New data from credit bureau Centrix showed mortgage arrears climbed for the eighth consecutive month in March.
Overall consumer arrears rose to 11.8 percent of the credit-active population, or about 427,000 people.
Managing director Keith McLaughlin said mortgage repayments were typically the top priority for borrowers and the high level of arrears showed the effect of high interest rates and biting inflation.
"It really is an indication that some households are really starting to feel the pinch of the increase in interest rates, coupled with the increase in cost of living," he said.
The continued trend of mortgages going into arrears was concerning, McLaughlin said.
"Kiwis are pretty clever about prioritising who they pay.
"You tend to pay your car loan or your mortgage first, and then if things are a bit tight, you might put your buy-now-pay-later or your personal loan back a month or so and then pick that up at a later time."
New mortgage lending was also down as sales volumes continued to slump, with lending down nearly 48 percent year-on-year.
Car loan arrears were also up 3.6 percent year-on-year, McLaughlin said.
"Nobody wants to lose their car because that often affects your employment as well, and you use your car to get to work."
He expected the number of people in arrears would increase in the coming months.
"I can't see a circuit breaker. Maybe come September, October, when Summer is approaching and there's more stability and interest rates and also in the cost of living, there's more clarity - more consumer confidence, we might start to see things improving.
"But at the moment, I can't see anything on the horizon that's going to dramatically change that."
Household balance sheets resilient - Reserve Bank
The Reserve Bank said the banking system was resilient in the face of rising interest rates, although it expected more borrowers would struggle to cover rising mortgage repayments.
Deputy Governor Christian Hawkesby said debt servicing costs have risen significantly from historically low levels during the pandemic.
"For households with a mortgage, the share of disposable income required to service the interest component of their mortgage debt is expected to more than double from its recent low of 9 percent to around 22 percent by the end of this year," he said.
Hawkesby said household balance sheets remained resilient and most mortgage-holders had substantial equity buffers.

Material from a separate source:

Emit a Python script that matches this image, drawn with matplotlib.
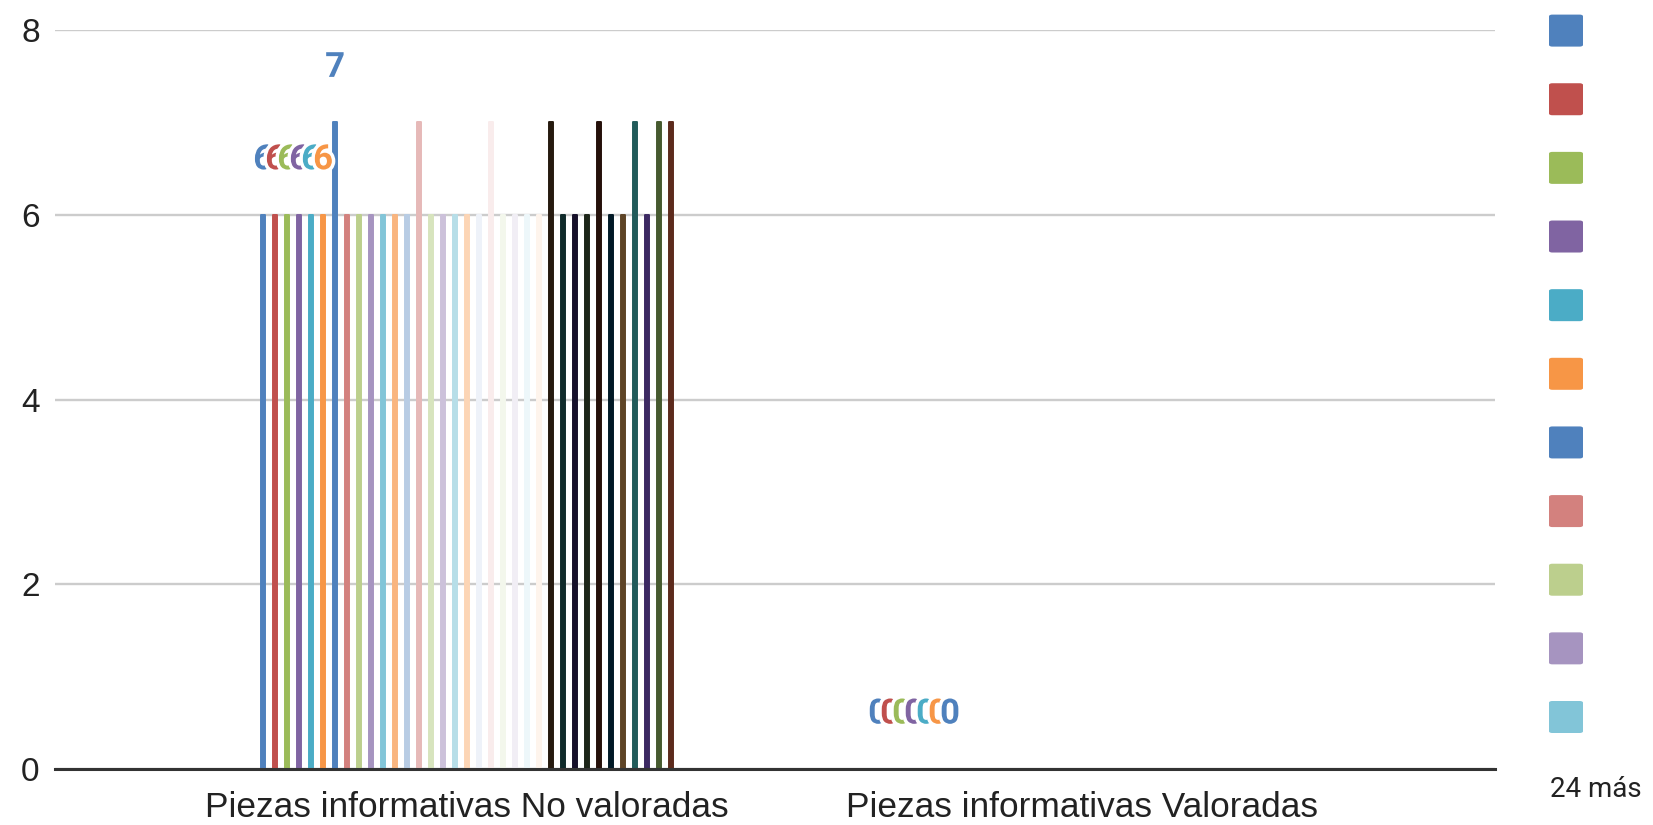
import matplotlib
matplotlib.use("Agg")
import matplotlib.pyplot as plt
import matplotlib.patheffects as pe
from matplotlib.patches import FancyBboxPatch

# ---- data ----
categories = ["Piezas informativas No valoradas", "Piezas informativas Valoradas"]
values_no_valoradas = [6, 6, 6, 6, 6, 6, 7, 6, 6, 6, 6, 6, 6, 7, 6, 6, 6, 6, 6, 7,
                       6, 6, 6, 6, 7, 6, 6, 6, 7, 6, 6, 7, 6, 7, 7]
values_valoradas = [0] * 35
series_colors = [
    "#4F81BD", "#C0504D", "#9BBB59", "#8064A2", "#4BACC6", "#F79646",
    "#4F81BD", "#D3817E", "#BCCF8D", "#A694C0", "#82C5D8", "#F9B57F",
    "#B8CCE4", "#E6B9B8", "#D7E4BD", "#CCC1DA", "#B7DEE8", "#FCD5B5",
    "#EEF2F9", "#F9ECEC", "#F3F7EC", "#F1EEF5", "#EDF7FA", "#FEF4EC",
    "#261A0F", "#0F2A2A", "#16102A", "#1C2518", "#25100A", "#011926",
    "#5E4426", "#215B5A", "#3C2962", "#465A2F", "#5C2A1C",
]
labeled_series = 7          # only first 7 series show data labels
legend_shown = 11
legend_more_text = "24 más"
yticks = [0, 2, 4, 6, 8]

# ---- figure ----
W, H, DPI = 1653, 825, 100
fig = plt.figure(figsize=(W / DPI, H / DPI), dpi=DPI)
ax_left, ax_right, ax_top, ax_bot = 55, 1495, 30, 769
ax = fig.add_axes([ax_left / W, 1 - ax_bot / H, (ax_right - ax_left) / W, (ax_bot - ax_top) / H])

n = len(series_colors)
step = 0.01949
bar_w = 0.0065
for i, col in enumerate(series_colors):
    off = (i - (n - 1) / 2) * step
    vals = [values_no_valoradas[i], values_valoradas[i]]
    xs = [c + off for c in range(len(categories))]
    ax.bar(xs, vals, width=bar_w, color=col, edgecolor=col, linewidth=1.4,
           joinstyle="round", zorder=3)

# data labels (first series only), later drawn on top
for i in range(labeled_series):
    off = (i - (n - 1) / 2) * step
    col = series_colors[i]
    for c, vals in enumerate([values_no_valoradas, values_valoradas]):
        ax.annotate(str(vals[i]), (c + off, vals[i]), xytext=(0, 55),
                    textcoords="offset pixels", ha="center", va="center",
                    fontsize=25, fontweight="bold", color=col, family="Roboto",
                    zorder=5,
                    path_effects=[pe.withStroke(linewidth=5, foreground="white")])

ax.set_xlim(-0.670, 1.672)
ax.set_ylim(0, 8)
ax.set_yticks(yticks)
ax.set_yticklabels([str(t) for t in yticks], fontsize=24, family="Liberation Sans", color="#222222")
ax.set_xticks(range(len(categories)))
ax.set_xticklabels(categories, fontsize=25.4, family="Liberation Sans", color="#222222")
ax.tick_params(axis="y", length=0, pad=11)
ax.tick_params(axis="x", length=0, pad=16)
for s in ["top", "right", "left"]:
    ax.spines[s].set_visible(False)
ax.spines["bottom"].set_color("#333333")
ax.spines["bottom"].set_linewidth(2.2)
ax.spines["bottom"].set_zorder(4)
ax.yaxis.grid(True, color="#CCCCCC", linewidth=1.7, zorder=0)
ax.set_axisbelow(True)

# legend (colour boxes only, as in reference)
sq_x, sq_w, sq_h = 1549, 34, 32
y0, dy = 30.6, 68.64
for k in range(legend_shown):
    cy = y0 + k * dy
    fig.patches.append(FancyBboxPatch(
        (sq_x / W, 1 - (cy + sq_h / 2) / H), sq_w / W, sq_h / H,
        boxstyle="round,pad=0,rounding_size=0.002", transform=fig.transFigure,
        facecolor=series_colors[k], edgecolor="none"))
fig.text(1550 / W, 1 - 797 / H, legend_more_text, fontsize=20, family="Roboto",
         color="#222222", ha="left", va="baseline")

fig.savefig("out.png", dpi=DPI)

He said early-stage arrears had been increasing, but that took many borrowers back to where they were pre-pandemic and arrears levels remained low compared to the period following the Global Financial Crisis.
"We are not currently seeing widespread financial distress amongst households or businesses, which reflects the strength in the economy and labour market to date," Hawkesby said.

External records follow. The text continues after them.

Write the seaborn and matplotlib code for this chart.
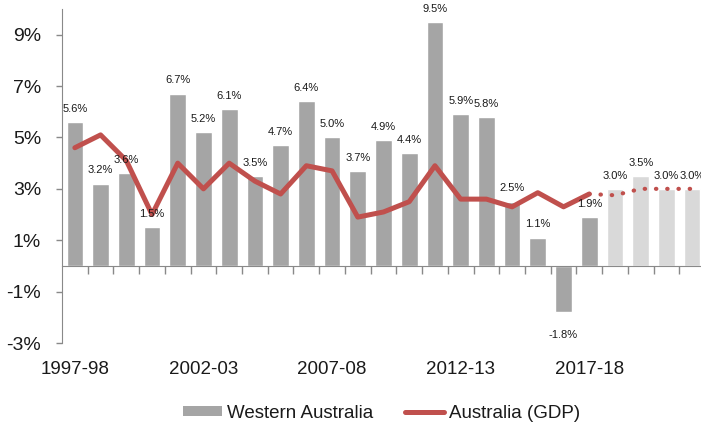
import numpy as np
import pandas as pd
import matplotlib
matplotlib.use("Agg")
import matplotlib.pyplot as plt
import seaborn as sns
from matplotlib.patches import Patch
from matplotlib.lines import Line2D
from matplotlib.ticker import FixedLocator

# Data
years = ["1997-98", "1998-99", "1999-00", "2000-01", "2001-02", "2002-03", "2003-04",
         "2004-05", "2005-06", "2006-07", "2007-08", "2008-09", "2009-10", "2010-11",
         "2011-12", "2012-13", "2013-14", "2014-15", "2015-16", "2016-17", "2017-18",
         "2018-19", "2019-20", "2020-21", "2021-22"]
wa_growth = [5.6, 3.2, 3.6, 1.5, 6.7, 5.2, 6.1, 3.5, 4.7, 6.4, 5.0, 3.7, 4.9, 4.4,
             9.5, 5.9, 5.8, 2.5, 1.1, -1.8, 1.9, 3.0, 3.5, 3.0, 3.0]
aus_gdp = [4.6, 5.1, 4.1, 2.0, 4.0, 3.0, 4.0, 3.3, 2.8, 3.9, 3.7, 1.9, 2.1, 2.5,
           3.9, 2.6, 2.6, 2.3, 2.85, 2.3, 2.8, 2.75, 3.0, 3.0, 3.0]
kind = ["Actual"] * 21 + ["Forecast"] * 4
last_actual = 20

df = pd.DataFrame({"year": years, "wa": wa_growth, "gdp": aus_gdp, "kind": kind})
df["pos"] = np.arange(len(df))

sns.set_style("white")
plt.rcParams["font.family"] = ["Liberation Sans", "DejaVu Sans"]

dark_grey = "#a5a5a5"
light_grey = "#d9d9d9"
red = "#c0504d"
axis_grey = "#898989"
text_col = "#1a1a1a"

fig = plt.figure(figsize=(7.01, 4.28), dpi=100)
ax = fig.add_axes([62 / 701, 85 / 428, 643 / 701, 334 / 428])

sns.barplot(data=df, x="year", y="wa", hue="kind",
            palette={"Actual": dark_grey, "Forecast": light_grey},
            dodge=False, width=0.65, legend=False, ax=ax, zorder=1)

solid = df.iloc[:last_actual + 1]
dotted = df.iloc[last_actual:]
sns.lineplot(data=solid, x="pos", y="gdp", color=red, lw=3.6, ax=ax,
             solid_capstyle="round", zorder=3)
sns.lineplot(data=dotted, x="pos", y="gdp", color=red, lw=3.0, ax=ax,
             ls=(0, (0.1, 2.6)), dash_capstyle="round", zorder=3)

# value labels
for i, v in enumerate(df["wa"]):
    if v >= 0:
        ax.annotate(f"{v:.1f}%", (i, v), xytext=(0, 6), textcoords="offset points",
                    ha="center", va="bottom", fontsize=8, color=text_col)
    else:
        ax.annotate(f"{v:.1f}%", (i, v), xytext=(0, -13), textcoords="offset points",
                    ha="center", va="top", fontsize=8, color=text_col)

ax.set_xlim(-0.5, len(df) - 0.5)
ax.set_ylim(-3, 10)
ax.set_xlabel("")
ax.set_ylabel("")

yt = [-3, -1, 1, 3, 5, 7, 9]
ax.set_yticks(yt, labels=[f"{v}%" for v in yt])
ax.tick_params(axis="y", left=True, length=4, width=1, color=axis_grey, pad=11,
               labelsize=14, labelcolor=text_col)

# zero line with category separators
ax.spines["bottom"].set_position(("data", 0))
ax.spines["bottom"].set_color(axis_grey)
ax.spines["left"].set_color(axis_grey)
ax.spines["top"].set_visible(False)
ax.spines["right"].set_visible(False)
ax.set_xticks([])
ax.xaxis.set_minor_locator(FixedLocator(df["pos"].values[1:] - 0.5))
ax.tick_params(axis="x", which="minor", bottom=True, length=6, width=1,
               color=axis_grey, direction="out")

sec = ax.secondary_xaxis("bottom")
sec.set_xticks(df["pos"].values[::5], labels=df["year"].values[::5])
sec.spines["bottom"].set_visible(False)
sec.tick_params(length=0, pad=13, labelsize=13.5, labelcolor=text_col)

handles = [Patch(facecolor=dark_grey, edgecolor="none"),
           Line2D([0], [0], color=red, lw=3.6)]
fig.legend(handles, ["Western Australia", "Australia (GDP)"], loc="center",
           bbox_to_anchor=(0.544, 0.035), ncol=2, frameon=False, fontsize=13.5,
           handlelength=2.1, handleheight=0.5, handletextpad=0.25,
           columnspacing=1.7, labelcolor=text_col)

fig.savefig("out.png", dpi=100)
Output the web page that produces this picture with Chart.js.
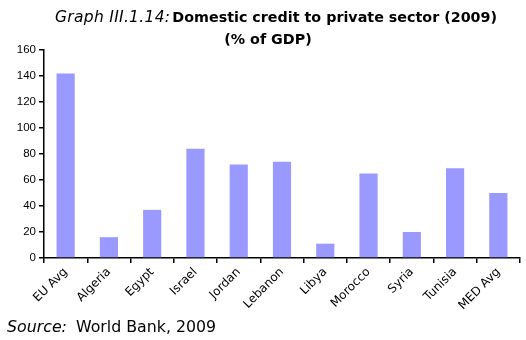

"However, more borrowers may fall behind on their payments this year, given the ongoing repricing of mortgages and expected weakening in the labour market."
Hawkesby said banks were in a good position to support their customers should they need help, with recent profits and strong capital positions.
He encouraged borrowers feeling financial pressure to chat to their banks and see if hardship programmes might be available.